Everyman, Philip Roth (June)
More death, reversed into life. Roth is good at writing about the angst of old(er) men, but I'm glad he kept this to a compact 200-plus page novel. It made the point far more effectively than some of his more belaboured treatises.
17.
In the Miso Soup, Ryu Murakami (July)
The other Murakami and, based on my reading of this one book, the infinitely weirder one. I can't remember the name of the antagonist offhand, but just thinking about him creeps me out.
18.
Memoirs of My Melancholic Whores, Gabriel Garcia Marquez (July)
More memories of old(er) men. As with the Roth, it offers a taste of what the writer's done with his longer novels, here sharpened into focus.
19.
Down Under, Bill Bryson (August) *
I read it every year (okay, except that I missed it last year), whenever I need a break from new reading and want to go back to something familiar and friendly. Just call it my Linus's blanket. If you haven't read it yet, what are you waiting for? Nothing makes me want to revisit Australia like this book. Oh, and
this ad.
20.
Everything Bad Is Good For You, Steven Johnson (November)

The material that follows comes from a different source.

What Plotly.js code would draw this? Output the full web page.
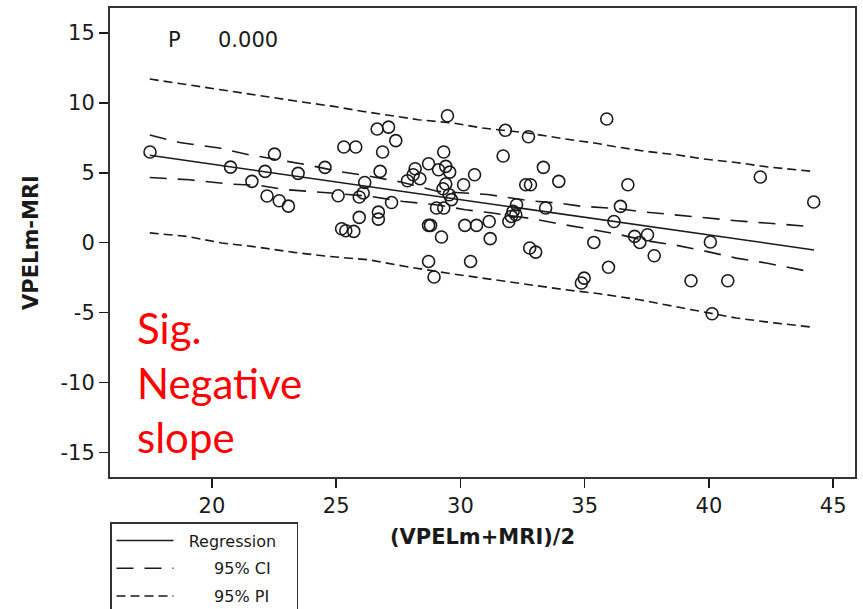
<!DOCTYPE html>
<html>
<head>
<meta charset="utf-8">
<script src="https://cdn.plot.ly/plotly-3.0.1.min.js"></script>
<style>html,body{margin:0;padding:0;background:#fff;}#chart{width:863px;height:609px;}</style>
</head>
<body>
<div id="chart"></div>
<script>
// Observations: mean (x) and difference (y)
const meanVals = [17.51,20.75,21.61,22.14,22.52,23.47,22.22,22.71,23.08,24.55,26.65,27.11,27.40,25.31,25.79,26.87,29.48,26.77,26.15,26.09,25.93,25.08,27.23,25.93,26.70,26.70,25.22,25.39,25.71,28.18,28.72,28.10,27.87,28.37,29.33,29.12,29.41,29.57,29.41,29.30,30.57,30.13,29.55,29.64,29.04,29.33,28.72,28.80,29.24,30.18,30.65,31.16,31.20,28.72,28.94,30.41,35.89,31.81,32.74,31.72,33.34,33.96,32.63,32.82,36.74,32.26,33.43,36.44,32.12,32.23,32.05,31.95,36.18,37.01,37.22,37.53,37.80,35.37,32.79,33.03,35.96,34.98,34.87,42.07,44.22,40.06,39.28,40.76,40.13];
const diffVals = [6.49,5.41,4.39,5.10,6.34,4.96,3.34,3.00,2.62,5.39,8.13,8.27,7.30,6.85,6.85,6.49,9.08,5.10,4.31,3.56,3.27,3.36,2.88,1.81,2.19,1.69,1.00,0.86,0.81,5.29,5.65,4.86,4.43,4.58,6.49,5.22,5.46,5.05,4.20,3.86,4.86,4.15,3.43,3.08,2.48,2.48,1.24,1.24,0.41,1.24,1.24,1.52,0.29,-1.34,-2.45,-1.34,8.85,8.04,7.58,6.20,5.39,4.39,4.15,4.15,4.15,2.72,2.48,2.60,2.24,2.00,1.88,1.52,1.52,0.45,0.02,0.57,-0.93,0.02,-0.38,-0.67,-1.76,-2.53,-2.88,4.70,2.91,0.05,-2.72,-2.72,-5.08];

// Regression line
const regX = [17.5, 44.23];
const regY = [6.25, -0.52];

// 95% confidence band
const ciUpperX = [17.5,18.7,20.3,21.5,23.9,25.1,26.4,27.6,29.1,31.1,32.8,33.9,34.9,36.3,37.3,38.0,39.7,41.1,42.3,44.0];
const ciUpperY = [7.70,7.17,6.77,6.29,5.55,5.10,4.74,4.34,3.67,3.45,3.00,2.84,2.60,2.45,2.22,2.10,1.77,1.57,1.41,1.17];
const ciLowerX = [17.5,19.1,20.7,21.9,22.9,24.1,25.3,26.4,27.7,29.0,30.2,31.3,32.9,33.8,35.0,36.3,37.5,38.7,39.9,41.1,42.3,44.0];
const ciLowerY = [4.67,4.50,4.20,4.10,3.81,3.67,3.48,3.31,2.95,2.72,2.36,2.12,1.72,1.41,1.05,0.62,0.14,-0.19,-0.62,-1.10,-1.45,-2.05];

// 95% prediction band
const piUpperX = [17.5,20.1,21.7,23.5,24.9,26.1,28.3,29.7,30.9,32.7,34.3,35.4,36.3,37.5,38.7,39.8,41.1,42.4,44.2];
const piUpperY = [11.71,10.99,10.59,10.10,9.75,9.39,8.80,8.56,8.20,7.85,7.40,7.13,6.85,6.53,6.29,5.99,5.74,5.41,5.10];
const piLowerX = [17.5,19.0,20.4,21.6,23.3,24.7,26.3,27.8,29.45,30.9,32.4,34.2,35.6,37.2,39.3,41.1,42.7,44.2];
const piLowerY = [0.70,0.45,-0.02,-0.26,-0.69,-0.98,-1.22,-1.70,-2.17,-2.53,-2.88,-3.36,-3.65,-4.08,-4.79,-5.39,-5.75,-6.05];

const xTicks = [20,25,30,35,40,45];
const yTicks = [-15,-10,-5,0,5,10,15];
const NB = '\u00a0';
const legendNames = [NB+NB+"Regression"+NB+NB+NB, NB.repeat(7)+"95% CI"+NB+NB+NB, NB.repeat(7)+"95% PI"+NB+NB+NB];

const ink = '#1a1a1a';
const traces = [
  {x: meanVals, y: diffVals, type: 'scatter', mode: 'markers', showlegend: false,
   marker: {symbol: 'circle-open', size: 12, color: ink, line: {width: 1.6, color: ink}}},
  {x: regX, y: regY, type: 'scatter', mode: 'lines', name: legendNames[0], legendgroup: 'reg',
   line: {color: ink, width: 1.5}},
  {x: ciUpperX, y: ciUpperY, type: 'scatter', mode: 'lines', name: legendNames[1], legendgroup: 'ci',
   line: {color: ink, width: 1.6, dash: '17px,11px'}},
  {x: ciLowerX, y: ciLowerY, type: 'scatter', mode: 'lines', name: legendNames[1], legendgroup: 'ci', showlegend: false,
   line: {color: ink, width: 1.6, dash: '17px,11px'}},
  {x: piUpperX, y: piUpperY, type: 'scatter', mode: 'lines', name: legendNames[2], legendgroup: 'pi',
   line: {color: ink, width: 1.6, dash: '9px,5px'}},
  {x: piLowerX, y: piLowerY, type: 'scatter', mode: 'lines', name: legendNames[2], legendgroup: 'pi', showlegend: false,
   line: {color: ink, width: 1.6, dash: '9px,5px'}}
];

const layout = {
  width: 863, height: 609,
  margin: {l: 110, r: 8, t: 8, b: 132, autoexpand: false},
  paper_bgcolor: '#fff', plot_bgcolor: '#fff',
  font: {family: 'DejaVu Sans, Verdana, sans-serif', color: ink},
  xaxis: {
    range: [15.9, 45.88], tickvals: xTicks, ticktext: xTicks.map(String),
    ticks: 'outside', ticklen: 9, tickwidth: 1.5, tickcolor: ink,
    showline: true, linewidth: 2, linecolor: '#333', mirror: true,
    showgrid: false, zeroline: false,
    tickfont: {size: 21, color: ink},
    title: {text: '<b>(VPELm+MRI)/2</b>', font: {size: 21, color: ink}, standoff: 12}
  },
  yaxis: {
    range: [-16.76, 16.79], tickvals: yTicks, ticktext: yTicks.map(String),
    ticks: 'outside', ticklen: 9, tickwidth: 1.5, tickcolor: ink,
    showline: true, linewidth: 2, linecolor: '#333', mirror: true,
    showgrid: false, zeroline: false,
    tickfont: {size: 21, color: ink},
    title: {text: '<b>VPELm-MRI</b>', font: {size: 21, color: ink}, standoff: 16}
  },
  showlegend: true,
  legend: {
    x: 0, xanchor: 'left', y: -0.096, yanchor: 'top',
    bordercolor: '#333', borderwidth: 1.5, bgcolor: '#fff',
    font: {size: 16, color: ink}, itemwidth: 57,
    traceorder: 'grouped', tracegroupgap: 4
  },
  annotations: [
    {xref: 'paper', yref: 'paper', x: (174-110)/745, y: (477-40)/469, text: 'P', showarrow: false,
     xanchor: 'center', yanchor: 'middle', font: {size: 21, color: ink}},
    {xref: 'paper', yref: 'paper', x: (248-110)/745, y: (477-40)/469, text: '0.000', showarrow: false,
     xanchor: 'center', yanchor: 'middle', font: {size: 21, color: ink}},
    {xref: 'paper', yref: 'paper', x: (135-110)/745, y: (477-382)/469, text: 'Sig.<br>Negative<br>slope', showarrow: false,
     xanchor: 'left', yanchor: 'middle', align: 'left', font: {family: 'Lato, Carlito, sans-serif', size: 42, color: '#ff0000'}}
  ]
};

Plotly.newPlot('chart', traces, layout, {displayModeBar: false, staticPlot: true});
</script>
</body>
</html>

This is exactly the kind of pop culture book I hope to be able to write some day --- with a fluffy title that will make my father wonder why he ever bothered to send me to school, yet packed with insightful observations and accessible ways to understand a potentially bothersome topic. Also, for any gamers and TV-series DVD addicts out there who need to justify your respective obsessions to your loved ones, this is the book you should study, then give to them for Xmas.
21.
Spoken Here, Mark Abley (December)
Okay, so if I'm not going to write a pop culture book, this is the other kind of thoroughly researched and absolutely engaging general non-fiction that I would like to be able to write. Mark Abley spends what I can only imagine must have been years and years, all told, with people who work to reclaim various endangered languages all around the world (not just the Third World with its "primitive" languages, as one might assume). But this book is more than about individual languages; it's also about how our ideas and our very understanding of the world we live in is shaped by what our language permits us to express. To a fairly monolingual speaker/thinker like myself, it's a startling reminder of how limited English --- or any one language, for that matter --- is, if that one language is all we know.
22.
Media Unlimited, Todd Gitlin (December)
I can't remember how this book wound up on by "books to read" list, but I finally picked up a copy at Borders and got it done. It provided an interesting counterpoint
Everything Bad Is Good For You, which deals largely with media content, while this book looked at the sheer volume of the media onslaught instead.
23.
Me Talk Pretty One Day, David Sedaris (December)
I kept hearing David Sedaris's name mentioned, and then there were all these glowing blurbs on the front and back cover of this book --- but somehow it didn't quite do it for me. Yeah, it was entertaining, but it wasn't as addictive or wicked as I expected. So it was a bit of a flat note on which to end the year's reading.
And so in 2006, I managed to avoid J.M. Coetzee even though I've vowed to read him for at least two years now. There's something about the author that's intimidates me, though. The closest I've come is to buying one of his books for
my cousin off her Amazon wishlist; even when I was at Kinokuniya for the 20% off sale on Tuesday, I sailed right by his shelf.
2007's off to a good start with Jared Diamond's
Guns, Germs and Steel: A Short History of Everybody for the Last 13,000 Years. Then there's Salman Rushdie's
Shalimar the Clown, Julian Barnes's
Arthur and George, Zadie Smith's
On Beauty, Haruki Murakami's
Blind Willow, Sleeping Woman and Jonathan Safran Foer's
Extremely Loud & Incredibly Close all waiting in the wings (courtesy of recent book sales). Further reading suggestions are, as always, welcome!